# DAVEEDO'S first foils



## DAVEEDO (Dec 15, 2011)

this is a picture of foils i got off of satellite dish cards. i also have some gold from gold filled jewelry. ill post a pic of the button i get from all of the gold i have accumulated


----------



## philddreamer (Dec 15, 2011)

Looking good, Daveedo! 8) 

Phil


----------



## DAVEEDO (Dec 15, 2011)

thanks Phil. this forum gives new meaning to the phrase " you learn something new everyday". for me , i learn many new things everyday with this forum. lol thanks for all the help you provide Phil. cant wait to post the button I get.


----------



## slickdogg (Dec 15, 2011)

DAVEEDO, how did you process the smart card chips? did you peel the chip off? or cut the smart card smaller and leave the plastic? also how many cards did it take for that batch of foils? did you weigh them?

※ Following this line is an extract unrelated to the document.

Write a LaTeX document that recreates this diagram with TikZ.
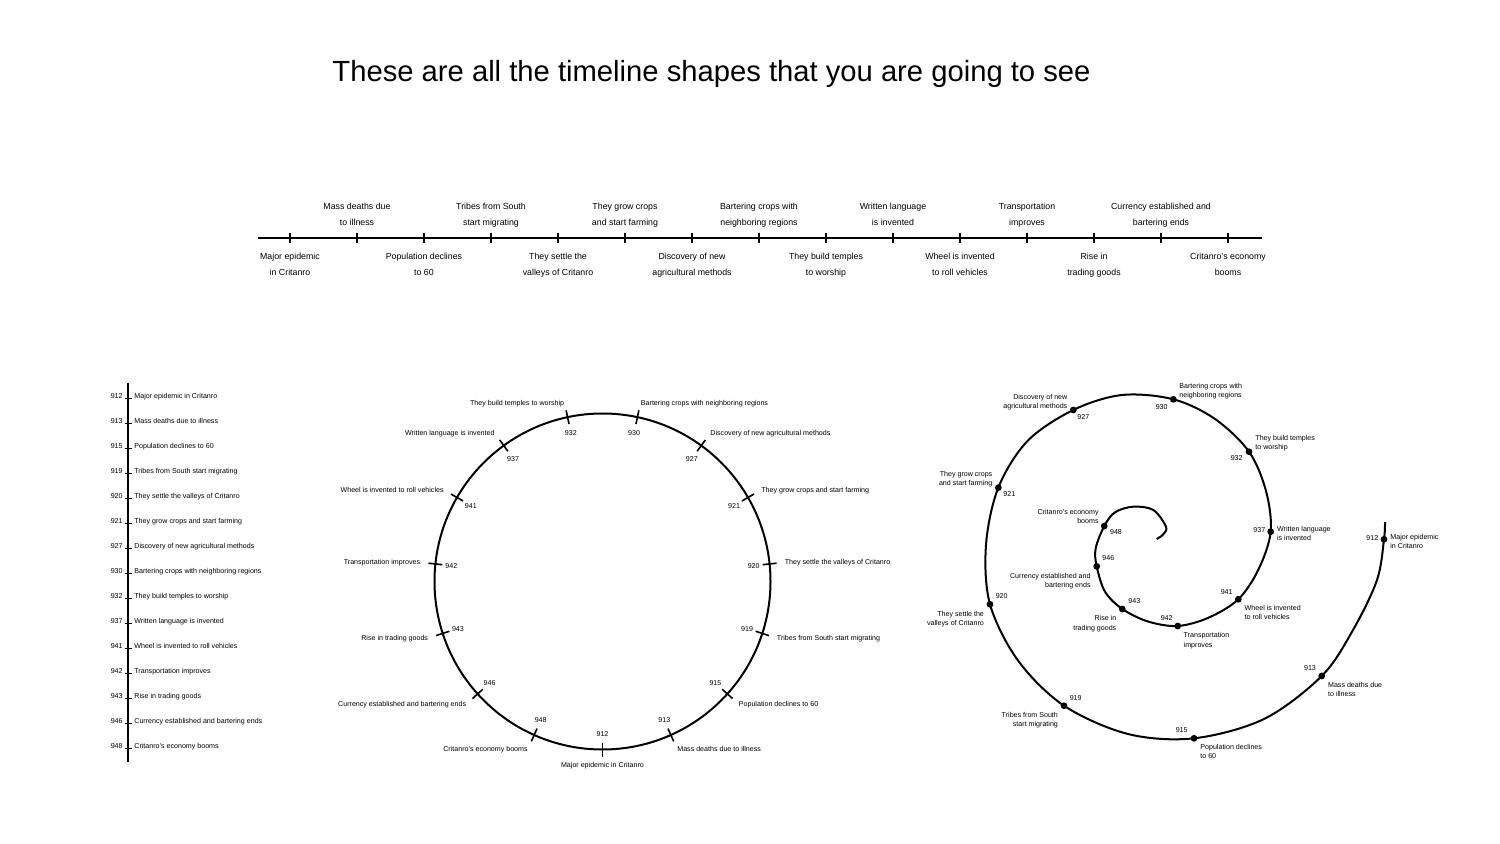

The reason i ask is because my brother works for dtv and hes been giving me all the old ird's along with the cards.

Rickey


----------



## DAVEEDO (Dec 15, 2011)

slickdogg said:


> DAVEEDO, how did you process the smart card chips? did you peel the chip off? or cut the smart card smaller and leave the plastic? also how many cards did it take for that batch of foils? did you weigh them?
> 
> The reason i ask is because my brother works for dtv and hes been giving me all the old ird's along with the cards.
> 
> Rickey


i processed 30 cards with AP process like Steve did with fingers on his website. this yielded about 5 grams of foils. i put the cards in the bucket whole and with an air bubbler it only took about 36 hours from start to Finnish. i will post before and after pics tonight of the smart cards


----------



## slickdogg (Dec 15, 2011)

wow that looks like alot of foils for only 30 cards.


----------



## pinman (Dec 15, 2011)

5 grams from the 30 cards?! Are we talking the credit card shaped plastic with the small sqaure of plating similar to cell phone cards?


----------



## DAVEEDO (Dec 15, 2011)

these are the cards i processed


----------



## slickdogg (Dec 15, 2011)

DAVEEDO i have all kinds of satellite cards and equipment, however ive yet to see any card of that kind. what type or brand satellite?

Rickey


----------



## Geo (Dec 16, 2011)

im assuming your thinking of a satellite receiver card, like the kind that resembles a credit card. the cards in the picture look like component cards from either the dish hardware or the receiver hardware, plus i don't think this is consumer grade like the kind that goes out to costumers but transmission grade thats used in the uplinks or relay stations.


----------



## slickdogg (Dec 16, 2011)

I've tore all kinds of satellites apart. From intergrated recieving devices
to all dish types singles as well as super dishes. I used to program satellites using a iso programmer w/ 3.57-3.68 mhz crystal. I'd love to find out what those cards came from.


----------



## joem (Dec 16, 2011)

On my screen your foils picture almost looks 3D
nice job


----------



## Geo (Dec 16, 2011)

ive scrapped alot of the large aluminum dishes that had some thick multi-chambered aluminum boxes that are very difficult to open. as i remember each box had a couple of cards like these in a couple of the chambers with other components that looked silver plated. ive also found cards like those in cable tv relay boxes.


----------



## lazersteve (Dec 28, 2011)

Dave,

Have you finished refinig the foils yet?

What was the final weight after refining?

Steve


----------



## DAVEEDO (Jan 2, 2012)

lazersteve said:


> Dave,
> 
> Have you finished refinig the foils yet?
> 
> ...


yes i have finished refining the foils Steve, and the button weighs 4.3 grams


----------



## beerboy (Jan 12, 2012)

slickdogg said:


> I've tore all kinds of satellites apart. From intergrated recieving devices
> to all dish types singles as well as super dishes. I used to program satellites using a iso programmer w/ 3.57-3.68 mhz crystal. I'd love to find out what those cards came from.


HAHAHA a Dave guy nice...i like charlie myself.


----------